--- START ---

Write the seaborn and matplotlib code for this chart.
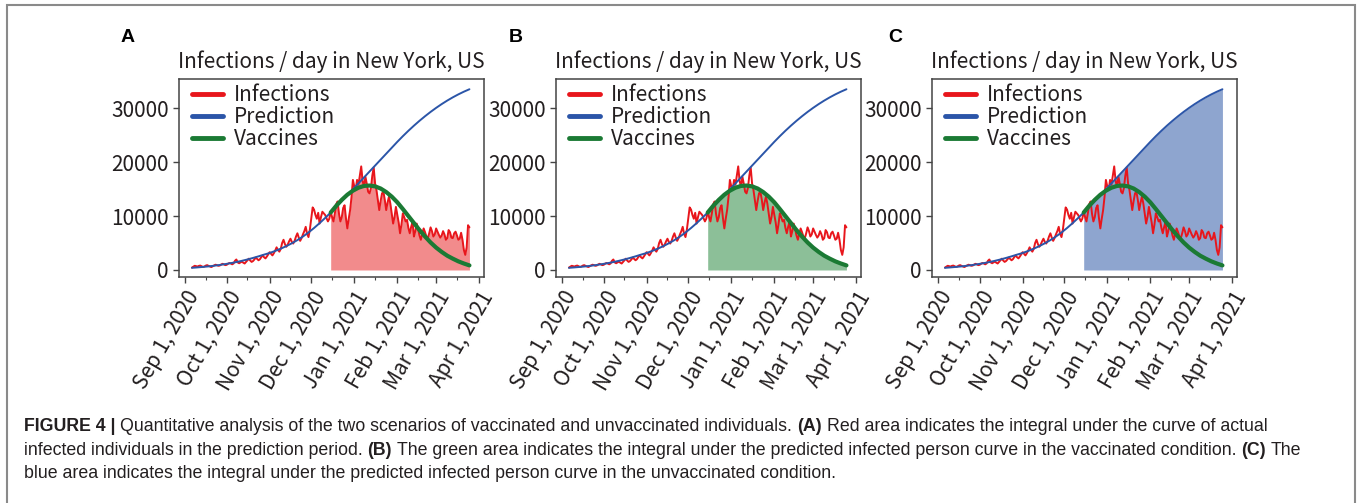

--- END ---
--- START ---

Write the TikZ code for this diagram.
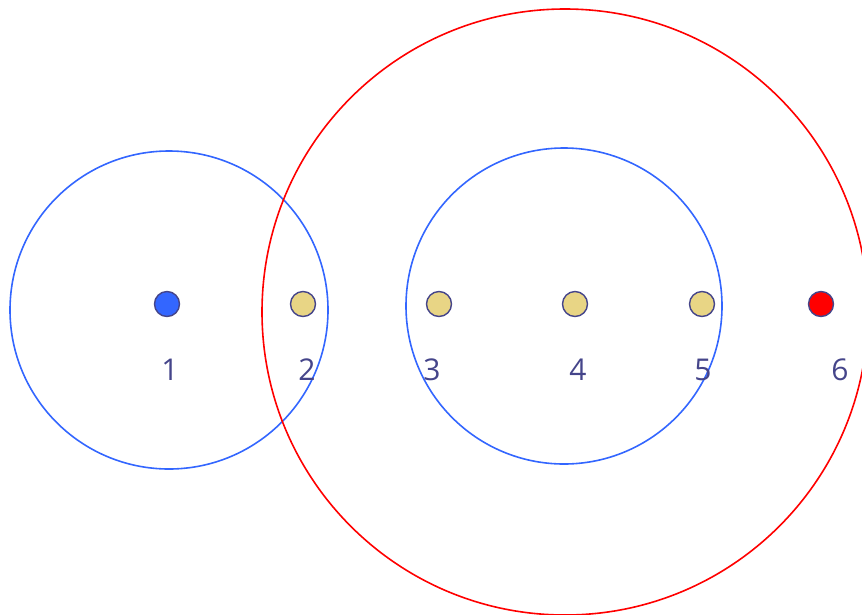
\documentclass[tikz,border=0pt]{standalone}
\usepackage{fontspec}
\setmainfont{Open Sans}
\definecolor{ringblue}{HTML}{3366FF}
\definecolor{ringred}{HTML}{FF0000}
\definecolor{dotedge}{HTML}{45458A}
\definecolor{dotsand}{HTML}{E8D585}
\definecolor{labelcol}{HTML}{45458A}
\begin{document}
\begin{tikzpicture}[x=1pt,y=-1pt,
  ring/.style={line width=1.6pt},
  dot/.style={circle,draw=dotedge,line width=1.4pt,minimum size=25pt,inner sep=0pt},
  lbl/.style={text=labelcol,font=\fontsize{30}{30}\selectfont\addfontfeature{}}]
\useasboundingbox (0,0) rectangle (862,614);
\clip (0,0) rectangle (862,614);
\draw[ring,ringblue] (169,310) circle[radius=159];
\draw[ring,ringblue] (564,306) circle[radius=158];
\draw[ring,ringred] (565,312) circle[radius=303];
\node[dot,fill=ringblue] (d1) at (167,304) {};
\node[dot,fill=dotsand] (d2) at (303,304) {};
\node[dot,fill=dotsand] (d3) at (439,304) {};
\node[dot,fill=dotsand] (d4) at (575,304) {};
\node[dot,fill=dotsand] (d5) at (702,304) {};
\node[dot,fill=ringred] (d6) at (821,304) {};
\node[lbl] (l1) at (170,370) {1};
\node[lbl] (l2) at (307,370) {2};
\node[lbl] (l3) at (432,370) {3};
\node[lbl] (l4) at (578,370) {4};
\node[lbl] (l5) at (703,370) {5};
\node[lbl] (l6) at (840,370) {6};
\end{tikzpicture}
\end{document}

--- END ---
--- START ---

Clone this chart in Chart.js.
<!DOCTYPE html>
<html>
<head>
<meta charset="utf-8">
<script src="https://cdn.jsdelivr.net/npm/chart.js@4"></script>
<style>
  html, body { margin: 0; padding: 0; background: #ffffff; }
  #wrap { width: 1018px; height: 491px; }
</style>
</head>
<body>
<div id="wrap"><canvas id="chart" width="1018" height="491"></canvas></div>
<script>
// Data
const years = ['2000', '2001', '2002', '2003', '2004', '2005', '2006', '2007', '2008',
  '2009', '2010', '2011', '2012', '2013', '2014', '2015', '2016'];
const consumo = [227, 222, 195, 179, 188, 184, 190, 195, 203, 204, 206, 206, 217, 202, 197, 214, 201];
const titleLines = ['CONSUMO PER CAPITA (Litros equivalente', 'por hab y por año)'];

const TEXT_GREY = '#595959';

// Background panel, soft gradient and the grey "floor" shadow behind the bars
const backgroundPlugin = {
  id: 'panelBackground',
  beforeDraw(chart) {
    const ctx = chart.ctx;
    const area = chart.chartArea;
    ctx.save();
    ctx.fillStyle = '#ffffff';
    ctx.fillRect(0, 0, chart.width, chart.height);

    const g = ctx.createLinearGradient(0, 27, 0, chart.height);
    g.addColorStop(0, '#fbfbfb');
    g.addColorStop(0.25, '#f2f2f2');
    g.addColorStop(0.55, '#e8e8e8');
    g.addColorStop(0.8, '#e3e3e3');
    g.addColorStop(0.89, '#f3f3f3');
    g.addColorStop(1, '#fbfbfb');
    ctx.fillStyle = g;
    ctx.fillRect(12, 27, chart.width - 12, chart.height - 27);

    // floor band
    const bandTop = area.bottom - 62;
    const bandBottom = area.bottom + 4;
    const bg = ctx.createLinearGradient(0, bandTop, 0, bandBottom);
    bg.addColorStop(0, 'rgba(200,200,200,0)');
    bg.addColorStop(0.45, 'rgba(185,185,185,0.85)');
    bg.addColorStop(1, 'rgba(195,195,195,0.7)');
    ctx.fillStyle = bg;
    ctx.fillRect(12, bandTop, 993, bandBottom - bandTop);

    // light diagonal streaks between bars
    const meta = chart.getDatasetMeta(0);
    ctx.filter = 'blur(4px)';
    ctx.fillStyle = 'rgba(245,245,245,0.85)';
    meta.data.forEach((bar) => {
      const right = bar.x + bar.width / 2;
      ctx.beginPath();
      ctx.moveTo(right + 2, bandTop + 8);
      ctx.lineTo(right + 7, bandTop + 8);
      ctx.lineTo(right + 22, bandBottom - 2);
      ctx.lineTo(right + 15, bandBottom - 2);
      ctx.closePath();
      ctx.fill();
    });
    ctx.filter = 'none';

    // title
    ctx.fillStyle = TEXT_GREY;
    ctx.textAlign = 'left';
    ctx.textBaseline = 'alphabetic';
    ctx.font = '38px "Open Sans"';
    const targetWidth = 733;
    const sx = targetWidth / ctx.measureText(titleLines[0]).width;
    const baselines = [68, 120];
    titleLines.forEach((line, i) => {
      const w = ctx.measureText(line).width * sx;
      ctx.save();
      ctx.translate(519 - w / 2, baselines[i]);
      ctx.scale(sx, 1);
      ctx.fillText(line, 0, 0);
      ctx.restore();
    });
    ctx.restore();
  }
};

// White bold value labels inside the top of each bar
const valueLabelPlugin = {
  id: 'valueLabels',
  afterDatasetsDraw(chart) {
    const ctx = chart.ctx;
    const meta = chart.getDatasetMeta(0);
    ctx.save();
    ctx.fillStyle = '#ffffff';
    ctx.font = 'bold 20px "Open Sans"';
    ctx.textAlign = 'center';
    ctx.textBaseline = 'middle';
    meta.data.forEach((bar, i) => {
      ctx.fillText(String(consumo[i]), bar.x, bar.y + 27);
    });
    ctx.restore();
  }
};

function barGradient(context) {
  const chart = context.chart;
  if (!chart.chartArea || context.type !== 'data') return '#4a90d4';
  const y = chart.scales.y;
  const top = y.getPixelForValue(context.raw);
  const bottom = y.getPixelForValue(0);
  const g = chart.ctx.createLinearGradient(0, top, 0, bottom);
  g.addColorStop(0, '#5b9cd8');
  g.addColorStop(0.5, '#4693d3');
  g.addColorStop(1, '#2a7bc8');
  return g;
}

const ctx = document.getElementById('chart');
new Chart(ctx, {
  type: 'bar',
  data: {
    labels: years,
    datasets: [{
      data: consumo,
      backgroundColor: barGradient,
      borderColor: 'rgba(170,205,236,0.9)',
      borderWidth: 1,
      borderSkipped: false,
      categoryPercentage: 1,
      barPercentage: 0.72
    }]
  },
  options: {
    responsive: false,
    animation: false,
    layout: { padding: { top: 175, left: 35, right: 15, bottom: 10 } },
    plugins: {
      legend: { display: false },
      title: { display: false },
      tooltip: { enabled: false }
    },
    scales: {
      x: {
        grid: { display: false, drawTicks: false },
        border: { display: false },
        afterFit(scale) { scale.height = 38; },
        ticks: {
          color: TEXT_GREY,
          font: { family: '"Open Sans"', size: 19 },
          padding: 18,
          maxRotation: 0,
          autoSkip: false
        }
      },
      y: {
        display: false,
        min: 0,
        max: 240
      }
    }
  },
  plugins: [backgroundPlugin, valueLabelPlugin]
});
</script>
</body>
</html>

--- END ---

- **Task**: Look for "this" and pull out every line that has it.

- **Expected answer**:
Write the seaborn and matplotlib code for this chart.
Write the TikZ code for this diagram.
Clone this chart in Chart.js.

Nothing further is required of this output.